**Information shown**:
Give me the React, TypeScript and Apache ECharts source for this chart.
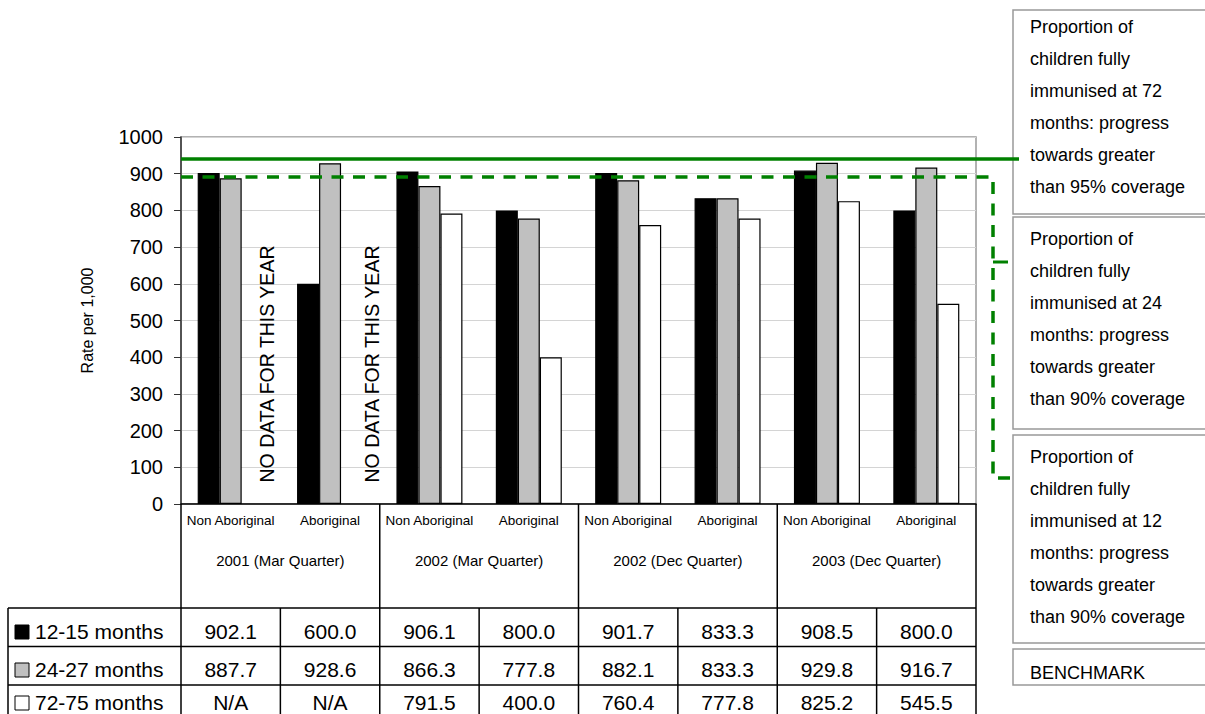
import { useEffect, useRef } from "react";
import * as echarts from "echarts";

const subgroups = [
  "Non Aboriginal", "Aboriginal",
  "Non Aboriginal", "Aboriginal",
  "Non Aboriginal", "Aboriginal",
  "Non Aboriginal", "Aboriginal",
];
const quarters = ["2001 (Mar Quarter)", "2002 (Mar Quarter)", "2002 (Dec Quarter)", "2003 (Dec Quarter)"];
const seriesNames = ["12-15 months", "24-27 months", "72-75 months"];
const months12 = [902.1, 600.0, 906.1, 800.0, 901.7, 833.3, 908.5, 800.0];
const months24 = [887.7, 928.6, 866.3, 777.8, 882.1, 833.3, 929.8, 916.7];
const months72: (number | null)[] = [null, null, 791.5, 400.0, 760.4, 777.8, 825.2, 545.5];
const seriesColors = ["#000000", "#c0c0c0", "#ffffff"];
const yMin = 0;
const yMax = 1000;
const yInterval = 100;
const yName = "Rate per 1,000";
const benchmark72 = 940;
const benchmark24 = 891;
const noDataText = "NO DATA FOR THIS YEAR";
const boxTexts = [
  "Proportion of\nchildren fully\nimmunised at 72\nmonths: progress\ntowards greater\nthan 95% coverage",
  "Proportion of\nchildren fully\nimmunised at 24\nmonths: progress\ntowards greater\nthan 90% coverage",
  "Proportion of\nchildren fully\nimmunised at 12\nmonths: progress\ntowards greater\nthan 90% coverage",
  "BENCHMARK",
];

const FONT = "'Liberation Sans', Arial, sans-serif";
const GREEN = "#008000";

export default function App() {
  const ref = useRef<HTMLDivElement>(null);
  useEffect(() => {
    if (!ref.current) return;
    const chart = echarts.init(ref.current, undefined, { renderer: "svg" });
    const allSeries = [months12, months24, months72];
    chart.setOption({
      animation: false,
      backgroundColor: "#ffffff",
      grid: {
        left: 181,
        right: 229,
        top: 137,
        bottom: 210,
        show: true,
        borderColor: "#999999",
        borderWidth: 1.5,
        backgroundColor: "transparent",
      },
      xAxis: {
        type: "category",
        data: subgroups,
        axisLine: { show: true, lineStyle: { color: "#000", width: 1.5 } },
        axisTick: { show: false },
        axisLabel: { interval: 0, fontSize: 13.5, color: "#000", fontFamily: FONT, margin: 9 },
      },
      yAxis: {
        type: "value",
        min: yMin,
        max: yMax,
        interval: yInterval,
        name: yName,
        nameLocation: "middle",
        nameGap: 86,
        nameTextStyle: { fontSize: 16, color: "#000", fontFamily: FONT },
        axisLine: { show: true, lineStyle: { color: "#333", width: 1.5 } },
        axisTick: { show: true, length: 7, lineStyle: { color: "#333" } },
        axisLabel: {
          fontSize: 20,
          color: "#000",
          fontFamily: FONT,
          margin: 18,
          formatter: (v: number) => String(v),
        },
        splitLine: { show: true, lineStyle: { color: "#d4d4d4", width: 1.2 } },
      },
      series: allSeries.map((d, k) => ({
        name: seriesNames[k],
        type: "bar",
        data: d,
        barWidth: 22,
        barGap: "0%",
        itemStyle: { color: seriesColors[k], borderColor: "#000", borderWidth: 1.2 },
      })),
    });

    const y0 = chart.convertToPixel({ yAxisIndex: 0 }, 0) as number;
    const c0 = chart.convertToPixel({ xAxisIndex: 0 }, 0) as number;
    const c1 = chart.convertToPixel({ xAxisIndex: 0 }, 1) as number;
    const band = c1 - c0;
    const boundary = (i: number) => c0 - band / 2 + i * band;
    const yB72 = chart.convertToPixel({ yAxisIndex: 0 }, benchmark72) as number;
    const yB24 = chart.convertToPixel({ yAxisIndex: 0 }, benchmark24) as number;

    const lineStyle = { stroke: "#000", lineWidth: 1.5 };
    const g: any[] = [];
    const tableTop = 608;
    const rowH = 38.5;
    const tableLeft = 8;
    const right = boundary(8);

    // group frames under axis
    for (let i = 0; i <= 8; i += 2) {
      g.push({ type: "line", shape: { x1: boundary(i), y1: y0, x2: boundary(i), y2: tableTop }, style: lineStyle, z: 50 });
    }
    quarters.forEach((q, k) => {
      g.push({
        type: "text",
        x: (boundary(2 * k) + boundary(2 * k + 2)) / 2,
        y: 560,
        style: { text: q, fontSize: 15, fill: "#000", fontFamily: FONT, align: "center", verticalAlign: "middle" },
        z: 50,
      });
    });
    // table horizontal lines
    for (let r = 0; r < 3; r++) {
      g.push({ type: "line", shape: { x1: tableLeft, y1: tableTop + r * rowH, x2: right, y2: tableTop + r * rowH }, style: lineStyle, z: 50 });
    }
    // table vertical lines
    g.push({ type: "line", shape: { x1: tableLeft, y1: tableTop, x2: tableLeft, y2: 714 }, style: lineStyle, z: 50 });
    for (let i = 0; i <= 8; i++) {
      g.push({ type: "line", shape: { x1: boundary(i), y1: tableTop, x2: boundary(i), y2: 714 }, style: lineStyle, z: 50 });
    }
    // table rows
    const rowCenters = [631, 669, 702];
    allSeries.forEach((d, r) => {
      const cy = rowCenters[r];
      g.push({
        type: "rect",
        shape: { x: 15, y: cy - 6, width: 14, height: 14 },
        style: { fill: seriesColors[r], stroke: "#000", lineWidth: 1 },
        z: 50,
      });
      g.push({
        type: "text",
        x: 35,
        y: cy,
        style: { text: seriesNames[r], fontSize: 21, fill: "#000", fontFamily: FONT, align: "left", verticalAlign: "middle" },
        z: 50,
      });
      d.forEach((v, i) => {
        g.push({
          type: "text",
          x: boundary(i) + band / 2,
          y: cy,
          style: {
            text: v == null ? "N/A" : v.toFixed(1),
            fontSize: 21,
            fill: "#000",
            fontFamily: FONT,
            align: "center",
            verticalAlign: "middle",
          },
          z: 50,
        });
      });
    });
    // no data labels
    months72.forEach((v, i) => {
      if (v != null) return;
      const xs = [267, 372];
      g.push({
        type: "text",
        x: xs[i] ?? boundary(i) + band * 0.85,
        y: 364,
        rotation: Math.PI / 2,
        style: { text: noDataText, fontSize: 19.5, fill: "#000", fontFamily: FONT, align: "center", verticalAlign: "middle" },
        z: 60,
      });
    });
    // benchmark lines
    g.push({
      type: "line",
      shape: { x1: boundary(0), y1: yB72, x2: 1019, y2: yB72 },
      style: { stroke: GREEN, lineWidth: 3.5 },
      z: 100,
    });
    g.push({
      type: "polyline",
      shape: { points: [[boundary(0), yB24], [993, yB24], [993, 478], [1013, 478]] },
      style: { stroke: GREEN, lineWidth: 3.5, lineDash: [12, 9.5], fill: null },
      z: 100,
    });
    g.push({
      type: "line",
      shape: { x1: 993, y1: 262, x2: 1008, y2: 262 },
      style: { stroke: GREEN, lineWidth: 3 },
      z: 100,
    });
    // right boxes
    const boxes = [
      { y: 10, h: 204, ty: 11 },
      { y: 217, h: 212, ty: 223 },
      { y: 435, h: 208, ty: 441 },
      { y: 649, h: 36, ty: 657 },
    ];
    boxes.forEach((b, k) => {
      g.push({
        type: "rect",
        shape: { x: 1013, y: b.y, width: 220, height: b.h },
        style: { fill: "#fff", stroke: "#999", lineWidth: 1.5 },
        z: 40,
      });
      g.push({
        type: "text",
        x: 1030,
        y: b.ty,
        style: {
          text: boxTexts[k],
          fontSize: 18,
          lineHeight: 32,
          fill: "#000",
          fontFamily: FONT,
          align: "left",
          verticalAlign: "top",
        },
        z: 41,
      });
    });

    chart.setOption({ graphic: g });
    return () => chart.dispose();
  }, []);
  return (
    <div
      ref={ref}
      style={{ position: "fixed", left: 0, top: 0, width: 1205, height: 714, background: "#fff" }}
    />
  );
}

**Your task**: Please restate the material above line by line, exactly, beginning at its first line and ending with the line that contains "import * as", without any pictures.

**Full response**:
Give me the React, TypeScript and Apache ECharts source for this chart.
import { useEffect, useRef } from "react";
import * as echarts from "echarts";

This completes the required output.